I’m not an expert on shared mem issues. But I think in your code is room enough to make things better.

First, shared mem is shared among all threads of a block. So in my opinion initializing the matrix by all thredas makes no sense. It may be more sensible to embrace the matrix initialization in an “if( thread.x == thread.y == 0 )”-block.

I can’t figure out the sense of your transform! What is point? Something like float2 ? Then you have to multiply a 2x2-matrix with the point. If I’m not completely wrong I would expect a code similar to this:

__global__
void transform( point *arrD, int width, int height )
{
//transform matrix (shared memory)
if( thread.x == thread.y == 0 )
{
m[0] = 1.0; m[1] = 0.0;
m[2] = 0.0; m[3] = 1.0;
}
unsigned int row = blockIdx.y * blockDim.y + threadIdx.y;
unsigned int col = blockIdx.x * blockDim.x + threadIdx.x;
if(row<height && col<width)
{
float x = arrD[row*width+col].x;
float y = arrD[row*width+col].y;
arrD[row*width+col].x = x*m[0] + y*m[1];
arrD[row*width+col].y = x*m[2] + y*m[3];
}
}

Initializing the matrix by all threads was stupid :) Thank you!

This transformation matrix will be finally 2 by 3 only… it is image transform matrix for example for a rotation, scale, skew, …

but this one … static one… is only for testing, it is the identity matrix and the image has to stay unchanged after the multiplication…

And one dimension is useless, because the result after the multiplication with that dimension will be always 1… but that’s not the main point right now.

So, what I will probably have to do is:

Load a tile from the big image array to the shared memory, than do the multiplication with transfrom matrix and than, copy the result

to the global memory - to the big array.

Do you think I’m thinking right?

so I will have to recount which index from the computed tile corresponds to the index in the big array with all image coordinates [x,y].
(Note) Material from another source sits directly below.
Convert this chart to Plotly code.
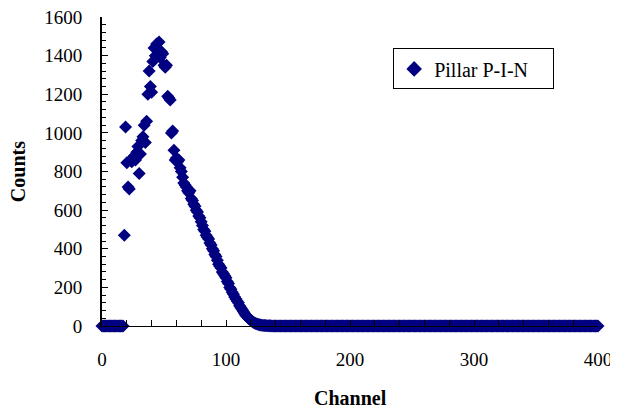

From the parallel point of view there’s no need to load wholes tiles. CUDA’s threading machine allows you to spend one thread per pixel. If you want to optimize your code due to coalesced memory access you have to think about tiles. You can simply map a tile to a thread block using threadIdx within a block mapping to global thread ID:

unsigned int row = blockIdx.y * blockDim.y + threadIdx.y;
unsigned int col = blockIdx.x * blockDim.x + threadIdx.x;
smem[threadIdx.y*blockDim.x + threadIdx.x] = arrD[row*width + col];

Yes. Your kernel is most certainly memory bandwidth bound having only 2 float reads and 2 float writes in each thread with very little math. There is nothing you can do to make it go faster other than getting fully coalesced loads and stores.

Shared memory is only useful when many threads in a block will be sharing the data. Textures are only useful if you have a semi-random memory read pattern that cannot be coalesced.